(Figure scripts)
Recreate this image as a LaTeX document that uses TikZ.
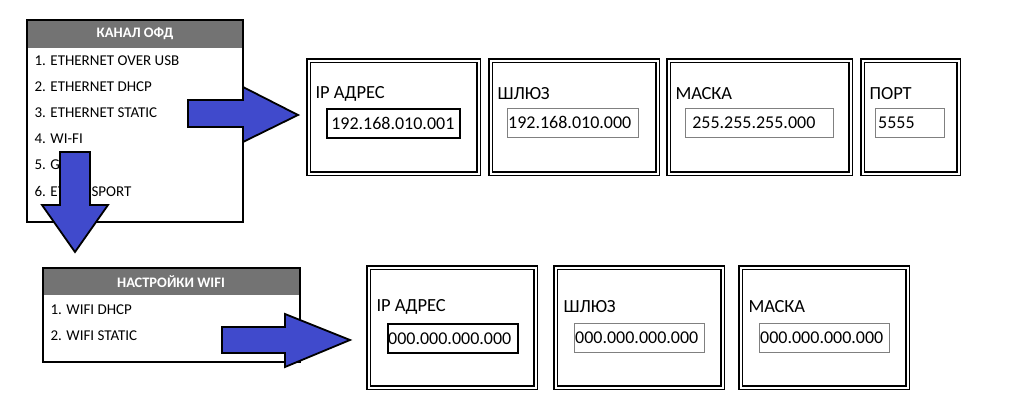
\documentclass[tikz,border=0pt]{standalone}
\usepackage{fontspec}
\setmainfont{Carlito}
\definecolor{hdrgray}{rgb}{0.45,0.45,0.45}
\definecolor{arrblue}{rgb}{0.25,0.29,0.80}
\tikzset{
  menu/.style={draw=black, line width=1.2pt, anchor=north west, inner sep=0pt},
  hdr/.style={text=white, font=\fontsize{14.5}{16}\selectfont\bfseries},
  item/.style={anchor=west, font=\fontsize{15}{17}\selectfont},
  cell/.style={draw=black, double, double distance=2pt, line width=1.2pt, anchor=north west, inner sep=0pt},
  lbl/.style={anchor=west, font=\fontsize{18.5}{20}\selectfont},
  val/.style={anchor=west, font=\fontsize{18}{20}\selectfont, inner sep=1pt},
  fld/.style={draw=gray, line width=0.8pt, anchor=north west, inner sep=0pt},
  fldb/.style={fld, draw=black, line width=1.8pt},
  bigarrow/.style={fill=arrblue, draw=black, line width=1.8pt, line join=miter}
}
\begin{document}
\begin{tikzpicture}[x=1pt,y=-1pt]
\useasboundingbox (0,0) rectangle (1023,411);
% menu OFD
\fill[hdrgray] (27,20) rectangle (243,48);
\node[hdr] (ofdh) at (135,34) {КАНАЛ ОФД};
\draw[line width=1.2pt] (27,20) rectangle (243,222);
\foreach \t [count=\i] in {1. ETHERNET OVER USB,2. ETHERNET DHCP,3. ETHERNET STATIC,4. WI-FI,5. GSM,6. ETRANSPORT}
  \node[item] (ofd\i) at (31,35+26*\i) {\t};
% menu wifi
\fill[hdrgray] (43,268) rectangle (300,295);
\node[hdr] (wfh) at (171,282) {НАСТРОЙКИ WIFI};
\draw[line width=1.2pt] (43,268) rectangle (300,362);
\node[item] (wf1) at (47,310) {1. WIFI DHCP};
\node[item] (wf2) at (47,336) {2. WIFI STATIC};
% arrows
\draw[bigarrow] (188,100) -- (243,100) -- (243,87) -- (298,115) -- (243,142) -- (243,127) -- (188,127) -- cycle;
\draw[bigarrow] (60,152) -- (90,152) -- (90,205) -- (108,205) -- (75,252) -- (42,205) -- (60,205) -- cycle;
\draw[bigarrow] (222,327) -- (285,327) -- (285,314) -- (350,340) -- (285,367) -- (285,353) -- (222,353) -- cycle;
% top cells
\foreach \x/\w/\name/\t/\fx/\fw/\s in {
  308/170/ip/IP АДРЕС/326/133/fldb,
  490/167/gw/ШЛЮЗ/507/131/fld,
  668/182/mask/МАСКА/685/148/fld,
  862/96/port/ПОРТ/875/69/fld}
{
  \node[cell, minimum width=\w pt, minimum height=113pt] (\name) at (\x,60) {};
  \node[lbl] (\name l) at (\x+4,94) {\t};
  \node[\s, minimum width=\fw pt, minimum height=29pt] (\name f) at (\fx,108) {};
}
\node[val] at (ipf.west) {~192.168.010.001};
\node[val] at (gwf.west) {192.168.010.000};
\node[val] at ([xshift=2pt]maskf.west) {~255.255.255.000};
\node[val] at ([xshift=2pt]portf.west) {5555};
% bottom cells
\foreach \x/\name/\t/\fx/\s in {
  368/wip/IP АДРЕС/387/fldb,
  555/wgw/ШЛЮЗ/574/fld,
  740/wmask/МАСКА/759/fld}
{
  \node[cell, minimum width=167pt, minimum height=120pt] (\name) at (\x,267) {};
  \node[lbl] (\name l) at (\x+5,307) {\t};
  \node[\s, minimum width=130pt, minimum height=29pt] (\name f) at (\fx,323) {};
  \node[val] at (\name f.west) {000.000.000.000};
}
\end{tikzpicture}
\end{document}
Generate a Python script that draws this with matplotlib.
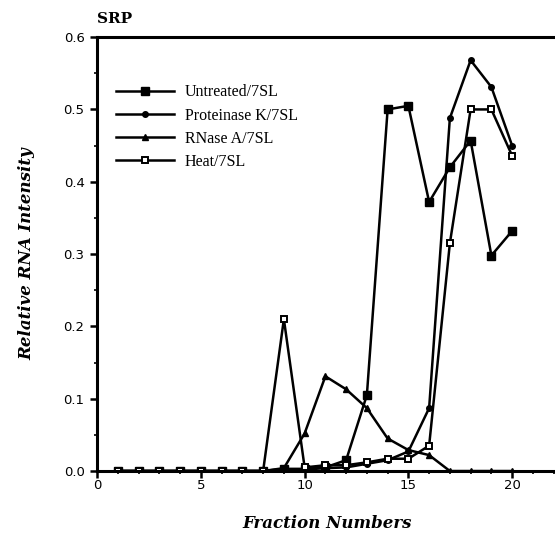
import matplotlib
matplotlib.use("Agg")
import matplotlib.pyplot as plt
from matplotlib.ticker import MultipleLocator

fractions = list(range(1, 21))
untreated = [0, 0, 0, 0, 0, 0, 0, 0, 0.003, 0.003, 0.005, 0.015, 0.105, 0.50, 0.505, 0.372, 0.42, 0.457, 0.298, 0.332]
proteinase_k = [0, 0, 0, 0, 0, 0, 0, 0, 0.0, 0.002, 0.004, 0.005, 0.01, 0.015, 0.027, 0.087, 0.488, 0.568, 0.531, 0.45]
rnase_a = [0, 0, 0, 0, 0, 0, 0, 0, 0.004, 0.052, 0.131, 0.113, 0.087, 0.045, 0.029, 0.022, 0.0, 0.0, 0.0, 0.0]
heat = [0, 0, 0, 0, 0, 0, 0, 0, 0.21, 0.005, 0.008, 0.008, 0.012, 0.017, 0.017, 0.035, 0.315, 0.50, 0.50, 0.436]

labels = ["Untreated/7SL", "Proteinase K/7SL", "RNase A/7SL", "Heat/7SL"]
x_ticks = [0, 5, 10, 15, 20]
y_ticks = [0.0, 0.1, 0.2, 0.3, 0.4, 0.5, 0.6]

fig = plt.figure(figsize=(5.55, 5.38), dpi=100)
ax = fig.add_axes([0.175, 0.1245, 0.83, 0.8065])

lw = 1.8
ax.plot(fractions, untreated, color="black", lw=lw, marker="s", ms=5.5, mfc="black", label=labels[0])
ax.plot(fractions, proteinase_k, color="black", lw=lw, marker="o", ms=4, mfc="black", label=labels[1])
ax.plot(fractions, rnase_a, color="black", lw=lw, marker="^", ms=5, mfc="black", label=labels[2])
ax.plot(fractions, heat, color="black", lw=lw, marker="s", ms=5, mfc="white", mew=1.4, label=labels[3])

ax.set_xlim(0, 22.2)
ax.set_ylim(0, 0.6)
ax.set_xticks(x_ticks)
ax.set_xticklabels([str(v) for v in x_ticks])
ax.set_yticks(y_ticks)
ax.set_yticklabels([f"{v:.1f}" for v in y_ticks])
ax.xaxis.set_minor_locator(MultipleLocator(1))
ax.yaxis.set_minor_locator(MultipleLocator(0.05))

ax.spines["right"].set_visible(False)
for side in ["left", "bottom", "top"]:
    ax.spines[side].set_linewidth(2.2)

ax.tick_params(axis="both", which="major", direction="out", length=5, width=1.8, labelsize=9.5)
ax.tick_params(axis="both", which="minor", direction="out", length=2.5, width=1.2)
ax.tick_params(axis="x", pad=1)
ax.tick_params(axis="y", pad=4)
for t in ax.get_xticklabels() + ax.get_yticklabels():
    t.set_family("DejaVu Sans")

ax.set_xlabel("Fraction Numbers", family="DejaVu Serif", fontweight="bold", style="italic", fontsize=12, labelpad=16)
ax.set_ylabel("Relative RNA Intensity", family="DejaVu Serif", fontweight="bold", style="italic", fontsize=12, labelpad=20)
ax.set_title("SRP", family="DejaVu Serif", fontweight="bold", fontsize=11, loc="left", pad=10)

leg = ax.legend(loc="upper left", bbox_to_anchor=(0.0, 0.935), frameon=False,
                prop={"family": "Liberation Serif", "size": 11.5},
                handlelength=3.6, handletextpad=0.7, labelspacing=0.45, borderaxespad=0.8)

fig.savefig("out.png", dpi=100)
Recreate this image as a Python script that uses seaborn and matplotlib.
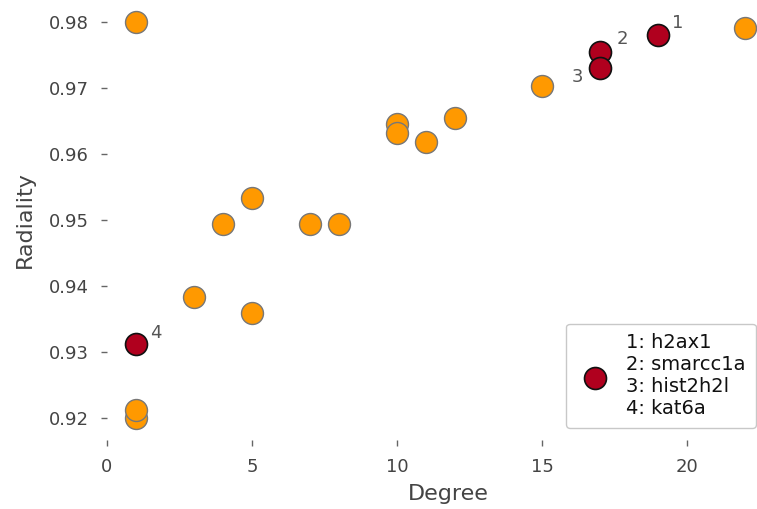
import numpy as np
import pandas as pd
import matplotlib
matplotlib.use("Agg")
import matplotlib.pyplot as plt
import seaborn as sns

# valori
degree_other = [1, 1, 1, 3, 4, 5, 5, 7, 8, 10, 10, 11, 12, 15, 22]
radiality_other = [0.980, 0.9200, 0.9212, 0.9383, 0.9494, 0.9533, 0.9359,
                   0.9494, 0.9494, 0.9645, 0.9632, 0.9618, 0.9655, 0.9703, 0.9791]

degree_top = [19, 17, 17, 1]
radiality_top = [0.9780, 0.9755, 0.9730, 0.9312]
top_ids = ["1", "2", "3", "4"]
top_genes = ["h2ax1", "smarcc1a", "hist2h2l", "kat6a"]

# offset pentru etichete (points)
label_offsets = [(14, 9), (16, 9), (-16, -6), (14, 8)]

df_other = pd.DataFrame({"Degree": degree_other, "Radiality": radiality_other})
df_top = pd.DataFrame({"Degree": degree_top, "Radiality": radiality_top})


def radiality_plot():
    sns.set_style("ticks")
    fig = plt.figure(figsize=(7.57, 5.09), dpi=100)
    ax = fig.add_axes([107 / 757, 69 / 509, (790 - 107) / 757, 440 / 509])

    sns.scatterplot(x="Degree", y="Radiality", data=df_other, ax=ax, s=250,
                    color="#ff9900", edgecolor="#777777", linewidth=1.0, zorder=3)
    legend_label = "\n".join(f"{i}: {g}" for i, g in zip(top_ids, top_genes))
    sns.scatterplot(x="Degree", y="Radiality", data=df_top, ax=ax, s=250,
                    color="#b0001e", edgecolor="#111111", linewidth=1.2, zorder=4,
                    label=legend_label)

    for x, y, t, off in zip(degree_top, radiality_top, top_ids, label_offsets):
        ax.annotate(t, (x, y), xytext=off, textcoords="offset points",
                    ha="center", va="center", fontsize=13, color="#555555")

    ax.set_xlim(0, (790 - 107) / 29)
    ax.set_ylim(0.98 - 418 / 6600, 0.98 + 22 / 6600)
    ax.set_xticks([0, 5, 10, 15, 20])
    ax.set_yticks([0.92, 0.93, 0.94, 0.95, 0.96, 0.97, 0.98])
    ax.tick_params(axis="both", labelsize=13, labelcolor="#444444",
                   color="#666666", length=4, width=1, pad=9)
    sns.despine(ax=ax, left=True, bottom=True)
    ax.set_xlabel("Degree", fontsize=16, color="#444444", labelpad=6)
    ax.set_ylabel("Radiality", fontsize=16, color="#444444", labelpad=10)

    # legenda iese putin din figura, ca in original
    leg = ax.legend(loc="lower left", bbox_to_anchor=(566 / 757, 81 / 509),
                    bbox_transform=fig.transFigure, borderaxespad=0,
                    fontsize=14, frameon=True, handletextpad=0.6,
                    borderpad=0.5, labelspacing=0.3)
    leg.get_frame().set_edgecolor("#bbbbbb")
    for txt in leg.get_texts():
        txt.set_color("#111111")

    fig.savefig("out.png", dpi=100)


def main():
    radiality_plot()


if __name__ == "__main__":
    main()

The problem ->
Give again the lines from "Generate a Python" to "from matplotlib.ticker import MultipleLocator" exactly, both of those lines included, and do not include any pictures.

Finished answer ->
Generate a Python script that draws this with matplotlib.
import matplotlib
matplotlib.use("Agg")
import matplotlib.pyplot as plt
from matplotlib.ticker import MultipleLocator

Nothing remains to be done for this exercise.